The appellant held certificates of registration for gold reef claims named Chifefe in Chiweshe. In February 2021, he entered into a Joint Venture Agreement with the first respondent, followed by a Standard Tribute Agreement on 19 March 2021 (expiring 19 March 2024). The appellant discovered the first and second respondents were subcontracting third parties in breach of the agreement and wrote to cancel both agreements in August and September 2022. The first and second respondents then stopped operations, removed most mining equipment, and left the mine. In June 2023, when they threatened to return, the appellant filed an interdict application (HCH 4420/23) which he later abandoned after they left. The first and second respondents admitted they left the mine in July 2023 on bad legal advice and remained absent for 17 months. They unilaterally returned on or about 20 December 2024 without the appellant's consent. On 4 January 2025, a brawl ensued resulting in injuries and arrests. The appellant filed an urgent application for a spoliation order on 10 January 2025 (later re-filed as HC 162/25). The court a quo dismissed the application, finding no evidence of unlawful dispossession and concluding the matter was primarily a contractual dispute.
1. The appeal succeeds with costs. 2. The judgment of the court a quo is set aside and substituted with an order that: (a) The first and second respondents vacate and immediately restore possession of mining claim registration number 45915 (Chifefe Mine) to the applicant upon service; (b) In the event of non-compliance, the Sheriff of Zimbabwe is authorized to evict and restore possession to the applicant; (c) The first and second respondents pay the applicant's costs of suit.
The binding legal principles are: (1) To obtain a spoliation order, an applicant must prove they were in peaceful and undisturbed possession and were unlawfully deprived of such possession without consent. (2) In spoliation proceedings, the lawfulness of the applicant's possession and the merits of any underlying contractual or proprietary dispute are irrelevant and must not be considered by the court. (3) The mandament van spolie exists to preserve law and order by discouraging self-help; the status quo ante must be restored before any investigation into the merits. (4) Unilateral re-entry onto property after abandonment, even if based on claimed contractual rights, constitutes unlawful dispossession if done without the possessor's consent and without judicial sanction. (5) Consent to dispossession may be express or implied from conduct, but the onus is on the applicant to show absence of consent. (6) Dispossession of even part of a property entitles the possessor to a spoliation order for restoration of the whole. (7) The manner of dispossession (force, stealth, or otherwise) is immaterial; what matters is that it occurred without consent and outside due process.
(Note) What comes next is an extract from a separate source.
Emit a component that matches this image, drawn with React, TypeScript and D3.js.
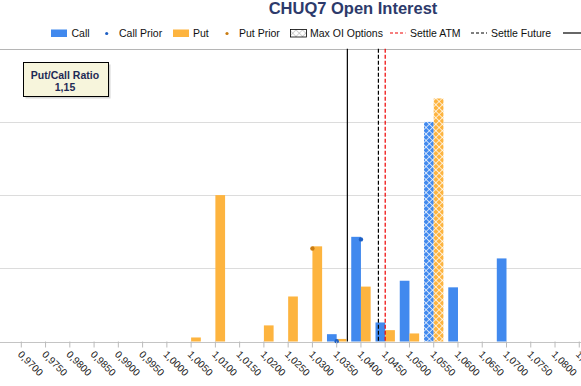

The Court noted that the third and fourth respondents' stance in supporting the first and second respondents was based on observations made after the spoliation event and therefore did not accord with the events giving rise to the application. The Court also observed that the first and second respondents' claim that their departure was caused by bad legal advice had no relevance to the determination of whether a spoliation order should be granted. The Court referenced the classic generalization that "even a robber or a thief is entitled to be restored to possession of stolen property" (from Nino Bonino v de Lange), illustrating the fundamental nature of the remedy. The Court also noted that the contractual dispute between the parties "requires urgent attention" but emphasized this was a separate matter from the possessory protection sought.
This case reaffirms and clarifies the fundamental principles governing the mandament van spolie (spoliation order) in Zimbabwean law, which principles are equally applicable in South African law. The judgment emphasizes that: (1) spoliation proceedings are purely possessory remedies aimed at discouraging self-help and preserving public order; (2) courts must not consider the lawfulness of possession or the merits of underlying disputes (including contractual rights) when determining spoliation applications; (3) the only requirements are proof of peaceful and undisturbed possession and unlawful deprivation thereof without consent; (4) unilateral re-entry after abandonment, regardless of claimed contractual entitlement, constitutes spoliation; (5) even partial dispossession entitles a party to relief. The case serves as an important reminder to courts not to conflate possessory protection with adjudication of rights, and reinforces that parties claiming entitlement must pursue those claims through proper legal processes rather than self-help.